On Wednesday, after 5 EYEWITNESS NEWS started asking the City of St. Paul about the dark conditions, officials blamed it on copper wire theft that kept the lights off. Then, by the end of Wednesday, Public Works got the light working, and on Saturday, it remained the only illuminated light on the block where Wirtz’s family and neighbors live.
City officials — also asked when the copper wire theft was discovered — referred the question to county officials on Friday because the lighting infrastructure on the entire block and beyond is part of an active county construction site.
The streetlight poles are new as of mid-December and until they are fully installed, they’re the county’s responsibility as part of a larger, ongoing project that’s meant to improve safety, including a pedestrian median and bright yellow crossing signs.
In responding to questions from 5 EYEWITNESS NEWS on Friday, a county spokesperson said the copper wire needed for the streetlights was “discovered missing after Labor Day,” rendering the old streetlights inoperable.
The plan at that point was already to put in new, brighter LED lights, leaving the street unlit until they were put in.
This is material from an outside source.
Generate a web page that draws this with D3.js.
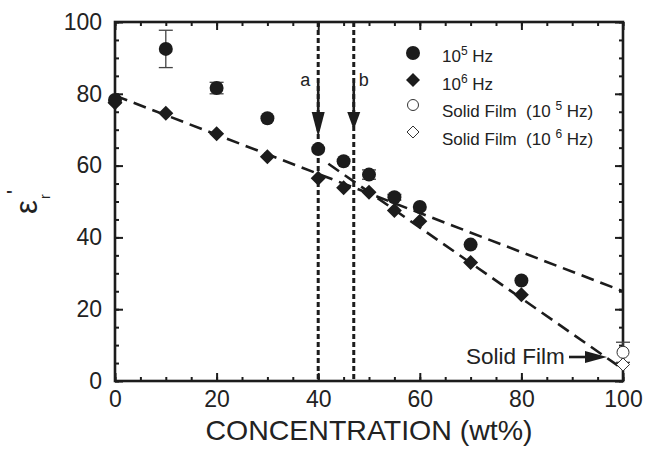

That length of time, a county spokesperson said, depended on a “variety of factors,” including waiting for materials.
“The new signal posts and mast arms did not arrive until early December and were installed once they were onsite,” which was mid-December, the email read. “This included the new streetlights incorporated into the traffic signal.”
Two weeks later, they have yet to be connected to a power source, which the county also blamed on “a lack of copper wire.” The wire itself is a St. Paul maintenance job that less than a handful of workers are available to do and one that the city says they aren’t typically able to do in the winter.
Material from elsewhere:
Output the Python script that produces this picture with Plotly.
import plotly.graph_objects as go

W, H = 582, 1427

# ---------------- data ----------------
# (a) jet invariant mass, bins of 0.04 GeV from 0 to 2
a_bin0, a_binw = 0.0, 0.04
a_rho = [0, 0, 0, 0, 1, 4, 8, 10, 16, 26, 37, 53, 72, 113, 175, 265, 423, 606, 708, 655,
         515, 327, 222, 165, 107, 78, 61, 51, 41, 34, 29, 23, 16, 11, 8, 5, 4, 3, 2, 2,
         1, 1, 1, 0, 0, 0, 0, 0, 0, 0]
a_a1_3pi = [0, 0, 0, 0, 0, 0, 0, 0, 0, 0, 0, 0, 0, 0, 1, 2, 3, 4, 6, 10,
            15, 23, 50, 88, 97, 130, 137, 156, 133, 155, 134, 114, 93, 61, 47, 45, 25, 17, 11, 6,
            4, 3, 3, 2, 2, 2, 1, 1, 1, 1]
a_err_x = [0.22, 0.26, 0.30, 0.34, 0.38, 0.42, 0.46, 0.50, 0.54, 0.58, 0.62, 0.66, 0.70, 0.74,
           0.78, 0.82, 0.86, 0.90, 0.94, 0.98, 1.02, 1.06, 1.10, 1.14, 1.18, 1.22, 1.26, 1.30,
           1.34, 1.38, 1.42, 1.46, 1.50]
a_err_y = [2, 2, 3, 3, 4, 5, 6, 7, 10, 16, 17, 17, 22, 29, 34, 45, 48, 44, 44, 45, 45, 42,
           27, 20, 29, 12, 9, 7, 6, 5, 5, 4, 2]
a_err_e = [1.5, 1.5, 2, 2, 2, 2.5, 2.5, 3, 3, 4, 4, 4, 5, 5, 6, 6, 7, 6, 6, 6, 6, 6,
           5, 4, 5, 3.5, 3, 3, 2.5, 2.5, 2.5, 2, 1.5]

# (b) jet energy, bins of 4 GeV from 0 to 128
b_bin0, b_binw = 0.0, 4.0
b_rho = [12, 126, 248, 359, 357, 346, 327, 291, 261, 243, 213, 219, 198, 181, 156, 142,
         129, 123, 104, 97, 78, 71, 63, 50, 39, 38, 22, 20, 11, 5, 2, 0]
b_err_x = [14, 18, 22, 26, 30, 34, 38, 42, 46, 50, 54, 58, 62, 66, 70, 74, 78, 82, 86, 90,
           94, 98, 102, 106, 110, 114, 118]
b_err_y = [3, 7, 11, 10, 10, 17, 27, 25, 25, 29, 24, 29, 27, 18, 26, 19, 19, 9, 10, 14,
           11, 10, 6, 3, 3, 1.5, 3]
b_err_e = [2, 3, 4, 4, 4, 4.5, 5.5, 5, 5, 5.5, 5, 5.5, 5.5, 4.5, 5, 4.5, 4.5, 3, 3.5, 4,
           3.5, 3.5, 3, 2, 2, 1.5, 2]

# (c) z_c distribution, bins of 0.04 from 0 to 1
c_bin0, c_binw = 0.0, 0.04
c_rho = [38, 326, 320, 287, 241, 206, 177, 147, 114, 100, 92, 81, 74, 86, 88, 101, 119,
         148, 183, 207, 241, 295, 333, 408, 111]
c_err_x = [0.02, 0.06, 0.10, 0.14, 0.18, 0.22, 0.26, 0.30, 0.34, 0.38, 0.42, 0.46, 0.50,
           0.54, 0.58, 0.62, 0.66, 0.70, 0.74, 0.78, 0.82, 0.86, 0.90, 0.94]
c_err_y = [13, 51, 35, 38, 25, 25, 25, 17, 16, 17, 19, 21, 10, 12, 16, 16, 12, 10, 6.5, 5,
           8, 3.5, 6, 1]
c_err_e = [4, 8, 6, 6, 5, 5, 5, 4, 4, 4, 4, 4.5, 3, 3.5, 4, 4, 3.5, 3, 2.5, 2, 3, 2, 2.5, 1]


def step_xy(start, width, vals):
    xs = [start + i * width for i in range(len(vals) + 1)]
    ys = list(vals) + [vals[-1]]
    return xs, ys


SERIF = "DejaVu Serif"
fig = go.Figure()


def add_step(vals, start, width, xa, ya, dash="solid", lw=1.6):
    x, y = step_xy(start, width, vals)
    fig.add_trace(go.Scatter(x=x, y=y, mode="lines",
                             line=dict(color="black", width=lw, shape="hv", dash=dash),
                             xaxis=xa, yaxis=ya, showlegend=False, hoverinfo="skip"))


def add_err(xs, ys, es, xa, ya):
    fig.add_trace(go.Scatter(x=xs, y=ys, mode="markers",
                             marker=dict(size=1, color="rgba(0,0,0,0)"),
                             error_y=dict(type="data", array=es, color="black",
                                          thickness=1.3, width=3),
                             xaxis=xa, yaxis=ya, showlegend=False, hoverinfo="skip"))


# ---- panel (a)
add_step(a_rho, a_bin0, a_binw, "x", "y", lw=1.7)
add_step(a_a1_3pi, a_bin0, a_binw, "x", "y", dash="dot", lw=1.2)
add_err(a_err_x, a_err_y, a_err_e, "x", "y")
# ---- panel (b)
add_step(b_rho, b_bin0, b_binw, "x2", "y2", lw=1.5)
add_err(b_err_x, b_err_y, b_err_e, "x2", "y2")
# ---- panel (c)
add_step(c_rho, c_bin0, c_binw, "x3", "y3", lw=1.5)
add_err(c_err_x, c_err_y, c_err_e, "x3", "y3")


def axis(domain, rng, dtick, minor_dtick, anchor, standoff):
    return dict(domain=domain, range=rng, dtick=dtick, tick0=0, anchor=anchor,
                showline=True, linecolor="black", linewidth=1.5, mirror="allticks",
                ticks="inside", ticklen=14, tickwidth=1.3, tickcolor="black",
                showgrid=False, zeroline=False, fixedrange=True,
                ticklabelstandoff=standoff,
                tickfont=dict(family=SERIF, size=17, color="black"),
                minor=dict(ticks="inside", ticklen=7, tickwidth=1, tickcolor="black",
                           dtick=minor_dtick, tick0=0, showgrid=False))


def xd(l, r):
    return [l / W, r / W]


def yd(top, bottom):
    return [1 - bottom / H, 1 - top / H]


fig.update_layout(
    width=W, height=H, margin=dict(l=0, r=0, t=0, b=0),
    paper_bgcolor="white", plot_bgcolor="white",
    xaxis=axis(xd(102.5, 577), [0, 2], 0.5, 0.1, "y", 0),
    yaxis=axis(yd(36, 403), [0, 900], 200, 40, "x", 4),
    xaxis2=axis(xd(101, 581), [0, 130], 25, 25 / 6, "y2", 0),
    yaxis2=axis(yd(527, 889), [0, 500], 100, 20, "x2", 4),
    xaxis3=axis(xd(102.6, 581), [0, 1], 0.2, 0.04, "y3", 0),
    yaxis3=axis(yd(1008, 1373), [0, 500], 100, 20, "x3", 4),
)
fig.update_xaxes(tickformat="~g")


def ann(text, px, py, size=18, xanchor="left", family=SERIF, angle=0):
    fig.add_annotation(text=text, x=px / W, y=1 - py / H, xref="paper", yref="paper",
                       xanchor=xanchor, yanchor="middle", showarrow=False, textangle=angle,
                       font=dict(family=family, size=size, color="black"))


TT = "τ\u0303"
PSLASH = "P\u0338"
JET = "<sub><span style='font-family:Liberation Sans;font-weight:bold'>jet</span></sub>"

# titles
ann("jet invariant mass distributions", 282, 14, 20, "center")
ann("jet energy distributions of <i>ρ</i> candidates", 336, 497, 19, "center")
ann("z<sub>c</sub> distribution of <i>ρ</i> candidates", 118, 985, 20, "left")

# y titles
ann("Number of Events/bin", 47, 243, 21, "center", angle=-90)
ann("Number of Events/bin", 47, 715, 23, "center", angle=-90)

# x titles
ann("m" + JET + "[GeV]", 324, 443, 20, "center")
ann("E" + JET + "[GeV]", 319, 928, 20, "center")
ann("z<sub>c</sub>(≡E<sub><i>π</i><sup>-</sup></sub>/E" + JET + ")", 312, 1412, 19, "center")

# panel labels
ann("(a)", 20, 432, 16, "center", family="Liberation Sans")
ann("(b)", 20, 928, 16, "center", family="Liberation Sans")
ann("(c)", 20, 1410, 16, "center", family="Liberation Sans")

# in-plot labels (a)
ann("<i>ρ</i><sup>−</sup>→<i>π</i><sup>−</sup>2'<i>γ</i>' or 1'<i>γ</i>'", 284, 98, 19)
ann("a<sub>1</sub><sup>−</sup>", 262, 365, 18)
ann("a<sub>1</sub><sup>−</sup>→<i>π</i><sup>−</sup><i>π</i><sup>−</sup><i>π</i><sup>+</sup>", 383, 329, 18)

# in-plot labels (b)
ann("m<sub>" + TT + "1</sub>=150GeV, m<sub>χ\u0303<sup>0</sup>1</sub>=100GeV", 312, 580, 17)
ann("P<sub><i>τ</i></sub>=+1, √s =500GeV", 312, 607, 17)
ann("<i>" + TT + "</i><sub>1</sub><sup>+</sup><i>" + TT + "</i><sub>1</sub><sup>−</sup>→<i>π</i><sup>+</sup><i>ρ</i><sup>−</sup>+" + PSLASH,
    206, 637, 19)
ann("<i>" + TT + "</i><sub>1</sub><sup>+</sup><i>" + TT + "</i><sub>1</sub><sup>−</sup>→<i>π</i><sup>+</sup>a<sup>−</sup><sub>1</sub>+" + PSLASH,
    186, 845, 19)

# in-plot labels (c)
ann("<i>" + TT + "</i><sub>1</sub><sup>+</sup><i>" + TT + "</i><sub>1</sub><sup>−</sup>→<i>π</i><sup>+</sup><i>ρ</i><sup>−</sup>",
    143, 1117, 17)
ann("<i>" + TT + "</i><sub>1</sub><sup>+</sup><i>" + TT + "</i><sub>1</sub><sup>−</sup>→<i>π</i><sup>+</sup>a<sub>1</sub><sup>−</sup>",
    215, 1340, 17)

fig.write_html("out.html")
When the city found a way to connect one of the new lights on Wednesday at the intersection where Wirtz and his dog died, it was a bittersweet moment for family and neighbors who were still grieving.
In the glow of the single streetlight on Saturday, they lit remembrance candles.
“It was like a slap in the face that they could turn it that quick,” Wirtz’s next-door neighbor Carole Snyder said. “And Renée, I think you were the reason they turned it on with the questions you were asking.”
“If they would have had it on it that night, even with the rain, they would have seen him. It just was so bright,” added Wirtz’s widow, Laurellee Wirtz.
According to the county, all will be bright again on their block on Jan. 8 when the county is set to install and connect the lights to “the permanent power supply,” which is intended to make the lights “less susceptible to vandalism,” the spokesperson said, adding, “The new lights will also offer broader visibility.”
All we can do is take their word for it and hope it does happen,” Snyder reacted.
Once the lights are connected, they are the city’s responsibility to maintain, including fixing those hit by copper wire theft.
A spokesperson for St. Paul Public Works couldn’t say how many streetlights have been hit but said repairs have cost more than a million dollars this year alone.
“The whole city’s been affected, and it’s dangerous for everybody,” Laurellee Wirtz commented, citing an instance where she saw for herself, and reported to police, a copper wire theft.
St. Paul Police have made five arrests since mid-December, a spokesperson confirmed on Saturday, calling it a “drop in the bucket” with the rampant theft.
Meanwhile, a community remembered the life of a beloved man and his dog in a vigil attended by several police officers and Mayor Melvin Carter. Wirtz and Snyder pray no other family is forced to grieve the same loss.
“I hope it’ll be rectified,” Snyder said. “All I can do is pray, which is what I do most of my day, and hope that his passing, it’s for a reason.”
St. Paul Police did not have an update on the crash investigation on Saturday. The driver continues to cooperate with police, a spokesperson reported.